Leaders of religious minorities in Iraq issued a declaration of principles in January urging support for freedom of belief. The Masarat Institution for Cultural Development, a non-profit organization in Iraq that works to protect minorities, organized a series of dialogues leading to the crafting of the “Baghdad Declaration for Supporting Religious Freedom.”
Dialogues held during several months in different regions of the nation — including Basra and Sulaymaniyah — culminated in the January gathering in Baghdad with the theme “Enhancing Religious Diversity and Peacebuilding in Iraq.” The Baghdad Declaration notes the meetings were designed “to enhance the freedom of religion” and to release a “declaration of basic principles” to guide local Iraqi institutions and the international community.

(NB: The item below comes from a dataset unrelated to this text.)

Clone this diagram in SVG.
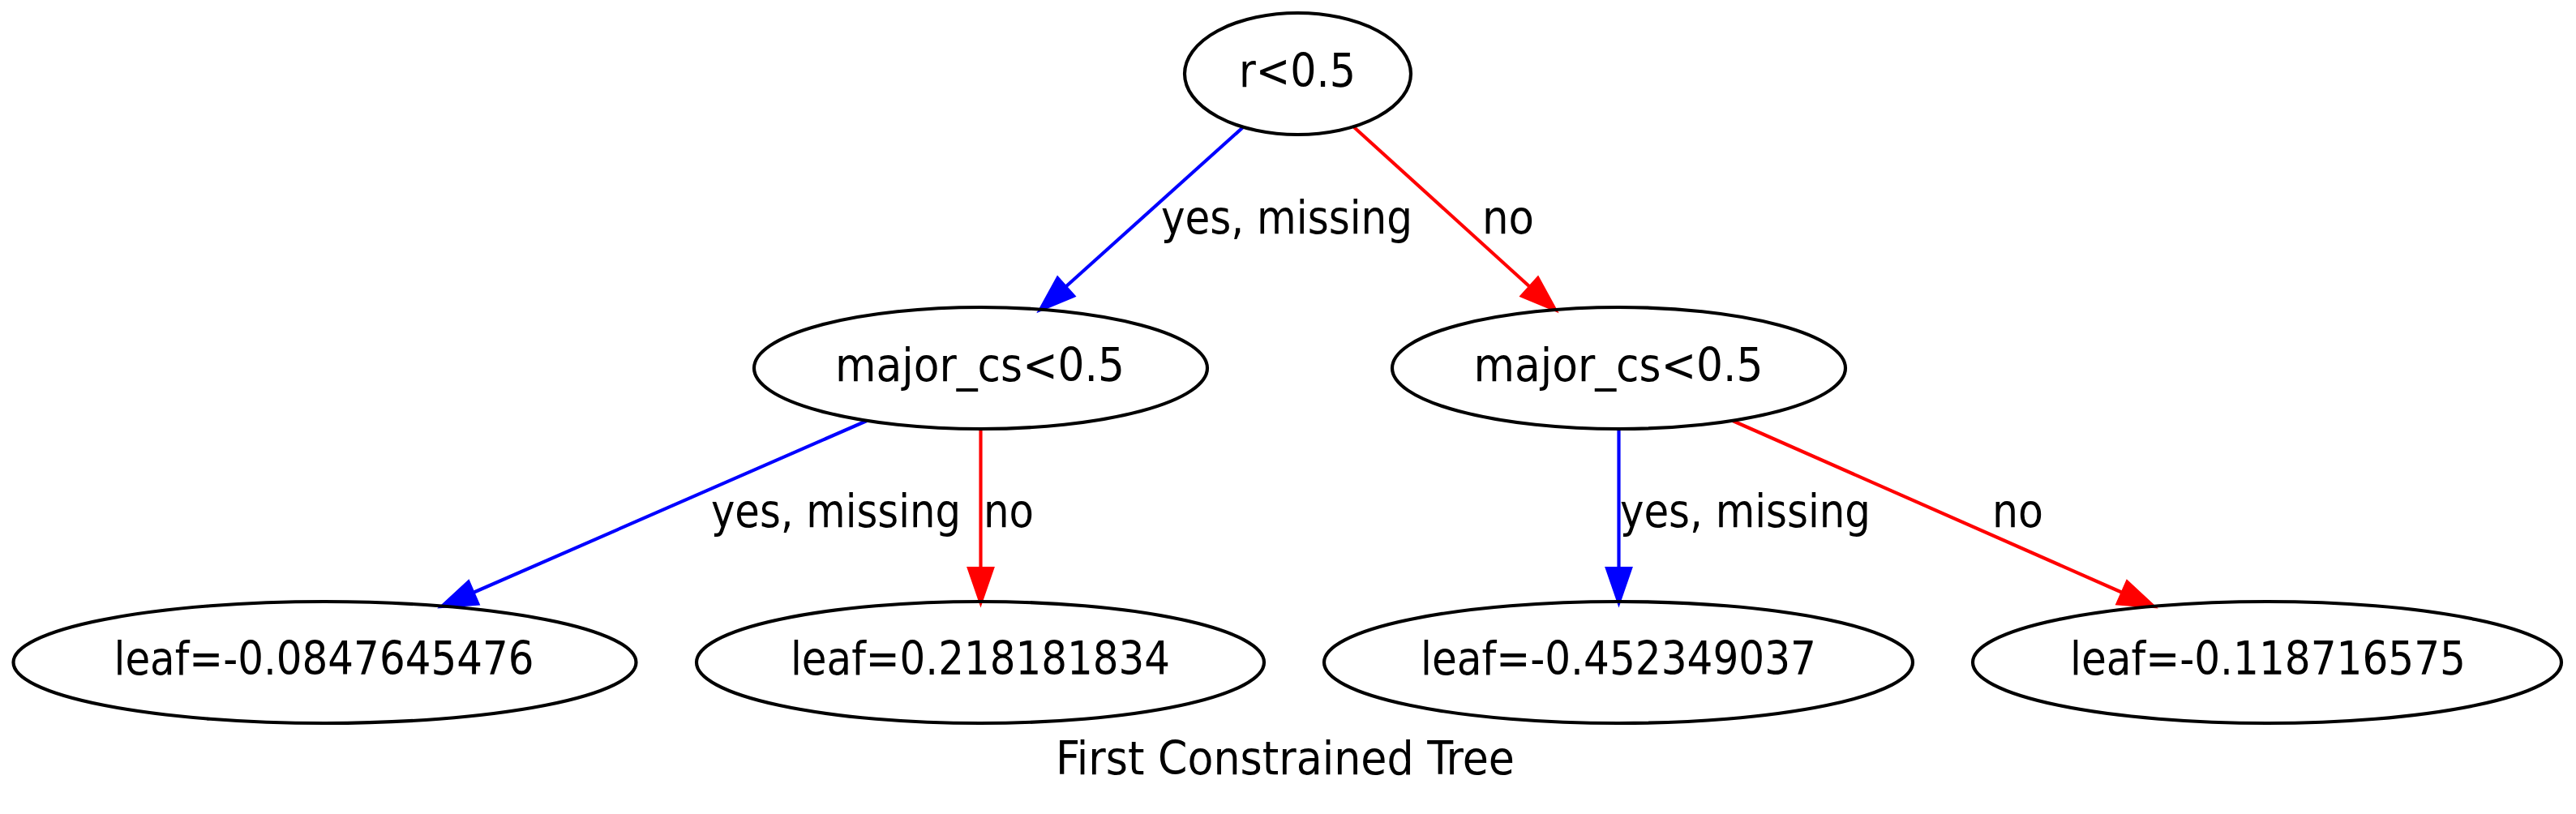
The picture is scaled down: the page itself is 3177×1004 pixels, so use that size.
<svg xmlns="http://www.w3.org/2000/svg" width="3177" height="1004" viewBox="0 0 3177 1004">
<style>
.node ellipse{fill:none;stroke:#000;stroke-width:4.17}
text{font-family:"DejaVu Sans Condensed","DejaVu Sans",sans-serif;font-stretch:condensed;font-size:57px;fill:#000;text-anchor:middle}
.blue path{fill:none;stroke:#0000ff;stroke-width:4.17}
.blue polygon{fill:#0000ff;stroke:#0000ff;stroke-width:4.17}
.red path{fill:none;stroke:#ff0000;stroke-width:4.17}
.red polygon{fill:#ff0000;stroke:#ff0000;stroke-width:4.17}
</style>
<rect x="0" y="0" width="3177" height="1004" fill="#ffffff"/>
<g id="edges">
  <g id="e0_1" class="blue">
    <path d="M1533,157 L1314,354"/>
    <polygon points="1324,365 1283,382 1304.4,343"/>
    <text x="1587" y="288" textLength="310" lengthAdjust="spacingAndGlyphs">yes, missing</text>
  </g>
  <g id="e0_2" class="red">
    <path d="M1670,157 L1887,354"/>
    <polygon points="1877,365 1918,382 1896.7,343"/>
    <text x="1860" y="288" textLength="64" lengthAdjust="spacingAndGlyphs">no</text>
  </g>
  <g id="e1_3" class="blue">
    <path d="M1069,519 L583.5,731"/>
    <polygon points="589.3,744.6 545,748 577.7,717.8"/>
    <text x="1031" y="650" textLength="308" lengthAdjust="spacingAndGlyphs">yes, missing</text>
  </g>
  <g id="e1_4" class="red">
    <path d="M1209.5,529 L1209.5,701"/>
    <polygon points="1195,701 1209.5,743 1224,701"/>
    <text x="1244" y="650" textLength="62" lengthAdjust="spacingAndGlyphs">no</text>
  </g>
  <g id="e2_5" class="blue">
    <path d="M1996.5,529 L1996.5,701"/>
    <polygon points="1982,701 1996.5,743 2011,701"/>
    <text x="2152.5" y="650" textLength="309" lengthAdjust="spacingAndGlyphs">yes, missing</text>
  </g>
  <g id="e2_6" class="red">
    <path d="M2137,519 L2617.6,731"/>
    <polygon points="2611.7,744.5 2656,748 2623.5,717.7"/>
    <text x="2488.5" y="650" textLength="63" lengthAdjust="spacingAndGlyphs">no</text>
  </g>
</g>
<g id="n0" class="node">
  <ellipse cx="1600.5" cy="91" rx="139.5" ry="75"/>
  <text x="1600" y="107" textLength="144" lengthAdjust="spacingAndGlyphs">r&lt;0.5</text>
</g>
<g id="n1" class="node">
  <ellipse cx="1209.5" cy="454" rx="279.5" ry="75"/>
  <text x="1208.5" y="470" textLength="357" lengthAdjust="spacingAndGlyphs">major_cs&lt;0.5</text>
</g>
<g id="n2" class="node">
  <ellipse cx="1996.5" cy="454" rx="279.5" ry="75"/>
  <text x="1996" y="470" textLength="357" lengthAdjust="spacingAndGlyphs">major_cs&lt;0.5</text>
</g>
<g id="n3" class="node">
  <ellipse cx="400.5" cy="817" rx="384" ry="75"/>
  <text x="399.5" y="832" textLength="518" lengthAdjust="spacingAndGlyphs">leaf=-0.0847645476</text>
</g>
<g id="n4" class="node">
  <ellipse cx="1209" cy="817" rx="350" ry="75"/>
  <text x="1209" y="832" textLength="468" lengthAdjust="spacingAndGlyphs">leaf=0.218181834</text>
</g>
<g id="n5" class="node">
  <ellipse cx="1996" cy="817" rx="363" ry="75"/>
  <text x="1996" y="832" textLength="488" lengthAdjust="spacingAndGlyphs">leaf=-0.452349037</text>
</g>
<g id="n6" class="node">
  <ellipse cx="2796" cy="817" rx="363" ry="75"/>
  <text x="2797" y="832" textLength="488" lengthAdjust="spacingAndGlyphs">leaf=-0.118716575</text>
</g>
<g id="title">
  <text x="1585" y="955" textLength="566" lengthAdjust="spacingAndGlyphs">First Constrained Tree</text>
</g>
</svg>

More than 70 representatives from minority groups across Iraq participated in the process, including religious leaders, politicians and legal experts. In addition to wide representation from Christian minority groups, others represented Mandaeans, Yazidis, Zoroastrians and other minority traditions. Ara Badalian, pastor of the Evangelical Baptist Church in Baghdad, moderated one of three sessions at the January event. His session focused on challenges facing ethnic minorities seeking freedom of belief. Other leaders at the gathering included Patriarch Louis Sako, the global head of the Chaldean Catholic Church and the Chaldean archbishop of Baghdad; Prince Breen Tasheen, whose father is the leader of the Yazidi people; Peer Luqman Haji, the spiritual leader of Zoroastrianism in Iraq; Joseph Saliwa, a Christian and member of the Iraqi parliament; and Grand Ayatollah Sayyid Muhammed Saeed al-Hekim, a Shia leader in Najaf, Iraq.
“The State plays the major role in guaranteeing or threatening freedom of religion and belief,” the Declaration declares at the start, adding that governmental officials play an important role developing a structure that “either plays a positive role that facilities religious harmony and guarantees freedom of religion for individuals and groups, or contributes to the increase in religious intolerance and the degree of tension.”
The Baghdad Declaration also urges more religious dialogue since “open channels of communications will lead to the elimination of prejudices and stereotypes which are the root causes of fear and mistrust leading to violence, discrimination and various forms of human rights violations, including freedom of religion or belief.” It adds that religious leaders “play a vital role in reducing sectarian tensions” by affirming “the importance of every person’s right to choose their religion or belief freely in every way, including the right to change religion or express opinions about other religions and beliefs, even if these opinions are controversial.”
The Declaration identifies several “main challenges” that currently undermine religious freedom in Iraq. First, “religious re-conversion (changing religion)” creates “social and legal consequences” for religious minorities. Second, many religious minorities still have not received “recognition in the Iraqi federal constitution,” including “Zoroastrians, the Kaka’is and Baha’is, the Jews and Iraqi Circassians, Chechens and Dagestanian tribes.” Third, the “politicizing of the religious identities” represents “the exploitation of religion for narrow political gains in a way that may marginalize the religious minorities politically.” Fourth, “the spread of feelings of religious hatred” and governmental corruption undermine trust in state institutions.
The Declaration includes numerous recommended steps for Iraqi leaders to enact to help protect religious freedom. Initiatives include crafting laws to prohibit religious discrimination, working to “respond adequately to violations of freedom of belief regardless of the religious affiliation of the culprit or the party whose religious rights are getting violated,” removing religious affiliation from official identity cards and documents, rescinding legislation that prohibits some religious sects (like the Baha’i), work to preserver the heritage and historical artifacts of all cultures and sects in the nation and including information about “other faiths” in the nation’s educational curriculum.
“The State should respect, protect and encourage freedom of communication among representatives of various religions and faiths and develop and enrich open channels beyond borders as issues concerning freedom of religion and faith have become international,” the Declaration adds. “That is to say, oppression to freedom of religion and faith in one country can affect its neighboring county as religious and sectarian affiliations and issues surpass border lines.”
The Declaration also notes “women are considered the most marginalized segment in many religious traditions,” thus frequently suffering persecution. In particular, it condemns efforts to use religion to justify kidnapping and raping women from minority faiths. It ends by urging that women “be given a bigger role in the initiatives for interfaith dialogue.”
The committee that led the drafting of the Baghdad Declaration is also charged with monitoring the implementation of the recommendations.